Stanley makes cookies and sells them in his bakery. It's a small store, and he only makes one type of cookie, but he makes them in two sizes. Both sizes are the same shape, circular, and the sizes are small and large. The small has a diameter of 10 centimeters, and the large has a diameter of 20 centimeters. If the small one (the 10 centimeter one) sells for 50 cents, how much should the large one with the diameter twice the size be, if Stanley is a logical businessman who did well enough in school to apply the knowledge he acquired there?

Choices:

A) $1.00

B) $1.50

C) $1.75

D) $2.00

E) $2.50

Answer?

Did you pick choice A, because it is twice the price?

Did you?

Well, it's wrong. VERY WRONG.

Why?

Because you have to ask yourself: What is the question really about? It's about food, and how much you are getting for your money. A round cookie is basically flat, so its 'amount' or size, is its surface area. And the formula for the area of a circle? Pi times the radius squared. Of course they gave you diameters, (which begins wit d for double), and diameters are double the radius. (radius is the line from center to any edge). Well, the ten centimeter one has a radius of 5, so it is pi x 5-squared, which is 25 pi.

The twenty centimeter one is pi times half of twenty (10) squared. So if the 25 pi cookie is 50 cents, the 100 pi one should be four times the price., since 100 pi is four times as much cookie as the 25 pi one. 4 x 50 cents is $2.00. That's your answer.

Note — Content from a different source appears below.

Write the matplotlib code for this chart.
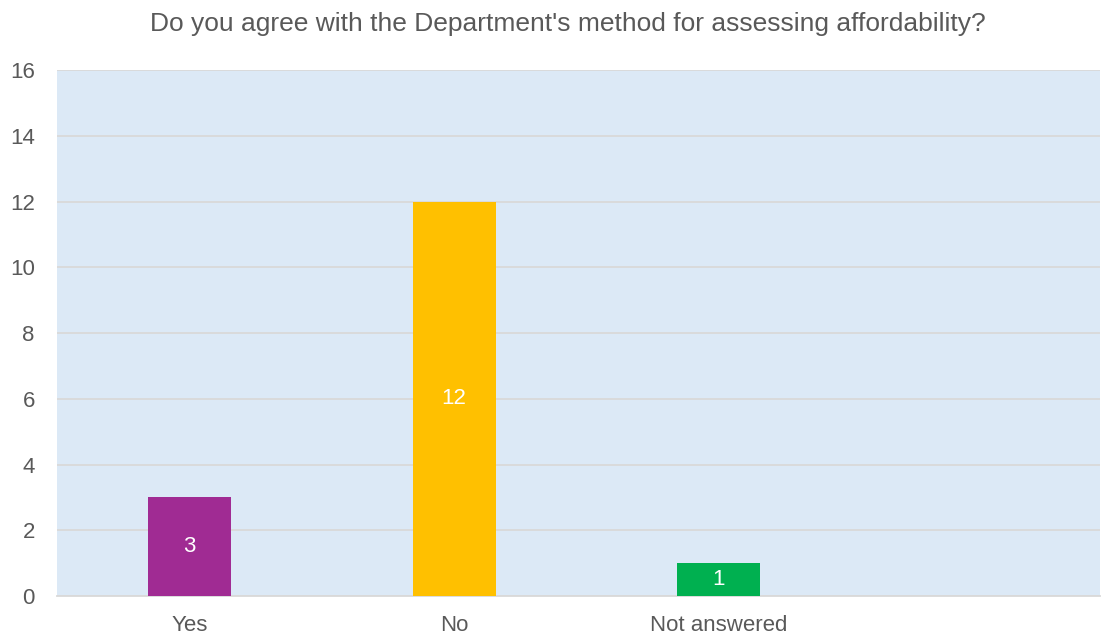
import matplotlib.pyplot as plt

categories = ["Yes", "No", "Not answered"]
counts = [3, 12, 1]
bar_colors = ["#A02B93", "#FFC000", "#00B050"]
y_ticks = [0, 2, 4, 6, 8, 10, 12, 14, 16]

plt.rcParams['font.family'] = ['Liberation Sans', 'DejaVu Sans']
text_color = "#595959"

fig = plt.figure(figsize=(11.05, 6.36), dpi=100)
ax = fig.add_axes([0.0516, 0.0629, 0.944, 0.827])
ax.set_facecolor("#DCE9F6")

# one bar per answer, count written in the middle of each bar
x = list(range(len(categories)))
bars = ax.bar(x, counts, width=0.314, color=bar_colors, zorder=3)
for rect, val in zip(bars, counts):
    ax.text(rect.get_x() + rect.get_width() / 2, val / 2, str(val),
            ha='center', va='center', color='white', fontsize=16, zorder=4)

ax.set_xlim(-0.5, 3.44)
ax.set_ylim(0, 16)
ax.set_yticks(y_ticks)
ax.set_xticks(x)
ax.set_xticklabels(categories)
ax.tick_params(axis='both', length=0, labelsize=16, labelcolor=text_color)
ax.tick_params(axis='x', pad=14)
ax.tick_params(axis='y', pad=16)

ax.grid(axis='y', color="#D9D9D9", linewidth=1.3, zorder=1)
for side in ['left', 'right', 'top']:
    ax.spines[side].set_visible(False)
ax.spines['bottom'].set_color("#D9D9D9")
ax.spines['bottom'].set_linewidth(1.3)

fig.text(0.5136, 0.962, "Do you agree with the Department's method for assessing affordability?",
         ha='center', va='center', fontsize=19, color=text_color)

fig.savefig("out.png", dpi=100)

So to return to your initial question, I think when he teacher was talking about knowing how equations or formulas feel, you would/should get a sense that any formula that has a number in it getting squared or cubed, the size of it goes up a LOT for every drop that one of its measurements goes up. So it is not a simple linear progression. Having a feel for this type of thing will keep you alert to the answer choice that is way off.

And volume, of course even more-so because it is 3 dimensions. Make a room a few inches bigger (in other words increase each of its three dimensions a few inches, and you have MUCH LARGER unit.

And that's the kind of thing you should have a feeling for.